"""

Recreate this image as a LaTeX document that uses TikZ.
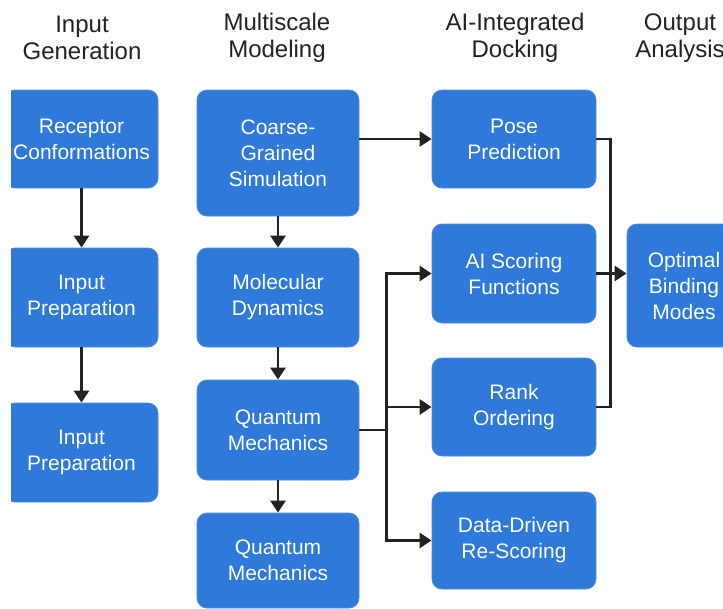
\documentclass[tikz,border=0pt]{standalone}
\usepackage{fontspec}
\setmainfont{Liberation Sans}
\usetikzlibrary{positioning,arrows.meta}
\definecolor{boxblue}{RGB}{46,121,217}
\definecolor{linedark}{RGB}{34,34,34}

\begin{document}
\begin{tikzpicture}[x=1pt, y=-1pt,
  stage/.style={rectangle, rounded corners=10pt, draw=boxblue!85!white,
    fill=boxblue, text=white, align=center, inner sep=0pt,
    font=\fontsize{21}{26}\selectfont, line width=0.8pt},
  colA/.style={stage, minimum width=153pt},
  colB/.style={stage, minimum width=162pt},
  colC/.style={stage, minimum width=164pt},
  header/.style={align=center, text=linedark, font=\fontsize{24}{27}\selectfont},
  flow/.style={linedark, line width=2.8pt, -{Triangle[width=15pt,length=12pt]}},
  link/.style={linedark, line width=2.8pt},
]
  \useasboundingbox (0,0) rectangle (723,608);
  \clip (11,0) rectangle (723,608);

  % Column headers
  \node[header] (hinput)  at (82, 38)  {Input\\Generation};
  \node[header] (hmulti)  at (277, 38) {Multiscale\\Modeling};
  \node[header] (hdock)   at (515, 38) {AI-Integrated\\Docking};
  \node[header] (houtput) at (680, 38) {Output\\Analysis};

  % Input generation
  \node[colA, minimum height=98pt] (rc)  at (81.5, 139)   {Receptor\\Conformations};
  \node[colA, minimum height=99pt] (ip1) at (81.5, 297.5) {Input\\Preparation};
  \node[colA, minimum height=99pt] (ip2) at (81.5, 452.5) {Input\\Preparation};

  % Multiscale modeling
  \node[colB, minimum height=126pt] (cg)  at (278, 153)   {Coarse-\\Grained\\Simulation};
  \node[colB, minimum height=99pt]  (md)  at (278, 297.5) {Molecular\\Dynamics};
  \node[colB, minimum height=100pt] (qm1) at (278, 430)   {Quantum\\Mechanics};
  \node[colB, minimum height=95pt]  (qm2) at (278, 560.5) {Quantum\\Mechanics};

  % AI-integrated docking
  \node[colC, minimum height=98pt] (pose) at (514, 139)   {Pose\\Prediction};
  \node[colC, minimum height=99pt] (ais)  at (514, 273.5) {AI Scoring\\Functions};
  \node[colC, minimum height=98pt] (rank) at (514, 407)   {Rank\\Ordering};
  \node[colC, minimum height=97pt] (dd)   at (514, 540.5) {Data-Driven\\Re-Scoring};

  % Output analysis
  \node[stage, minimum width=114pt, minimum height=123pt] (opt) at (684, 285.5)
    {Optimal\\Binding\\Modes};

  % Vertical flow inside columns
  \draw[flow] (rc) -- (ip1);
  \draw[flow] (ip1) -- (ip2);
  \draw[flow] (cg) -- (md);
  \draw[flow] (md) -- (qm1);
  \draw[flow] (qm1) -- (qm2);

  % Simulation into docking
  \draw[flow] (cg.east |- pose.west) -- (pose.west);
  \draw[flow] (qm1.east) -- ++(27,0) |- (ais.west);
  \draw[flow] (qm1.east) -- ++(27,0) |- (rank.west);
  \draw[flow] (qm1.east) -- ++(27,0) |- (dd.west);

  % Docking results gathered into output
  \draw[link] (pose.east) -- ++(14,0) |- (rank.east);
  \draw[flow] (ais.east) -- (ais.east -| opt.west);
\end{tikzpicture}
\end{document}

"""
"""

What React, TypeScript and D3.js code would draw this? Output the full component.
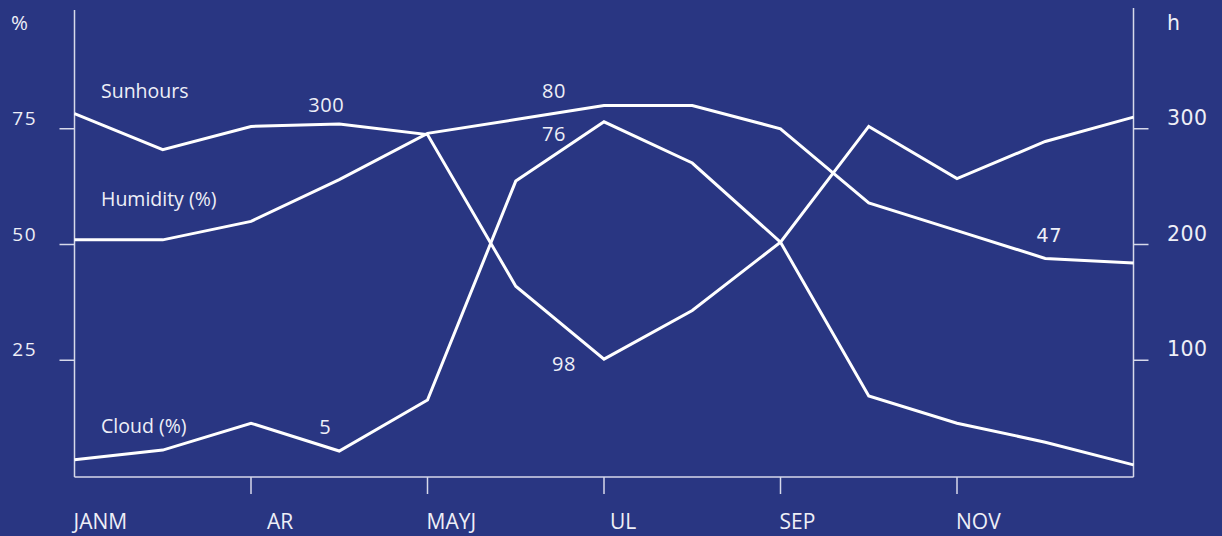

"""

**Your objective:**
From the records above, copy only the lines running from the line holding "Recreate this image" through the line holding "at (680, 38)", with no pictures.

**The answer:**
Recreate this image as a LaTeX document that uses TikZ.
\documentclass[tikz,border=0pt]{standalone}
\usepackage{fontspec}
\setmainfont{Liberation Sans}
\usetikzlibrary{positioning,arrows.meta}
\definecolor{boxblue}{RGB}{46,121,217}
\definecolor{linedark}{RGB}{34,34,34}

\begin{document}
\begin{tikzpicture}[x=1pt, y=-1pt,
  stage/.style={rectangle, rounded corners=10pt, draw=boxblue!85!white,
    fill=boxblue, text=white, align=center, inner sep=0pt,
    font=\fontsize{21}{26}\selectfont, line width=0.8pt},
  colA/.style={stage, minimum width=153pt},
  colB/.style={stage, minimum width=162pt},
  colC/.style={stage, minimum width=164pt},
  header/.style={align=center, text=linedark, font=\fontsize{24}{27}\selectfont},
  flow/.style={linedark, line width=2.8pt, -{Triangle[width=15pt,length=12pt]}},
  link/.style={linedark, line width=2.8pt},
]
  \useasboundingbox (0,0) rectangle (723,608);
  \clip (11,0) rectangle (723,608);

  % Column headers
  \node[header] (hinput)  at (82, 38)  {Input\\Generation};
  \node[header] (hmulti)  at (277, 38) {Multiscale\\Modeling};
  \node[header] (hdock)   at (515, 38) {AI-Integrated\\Docking};
  \node[header] (houtput) at (680, 38) {Output\\Analysis};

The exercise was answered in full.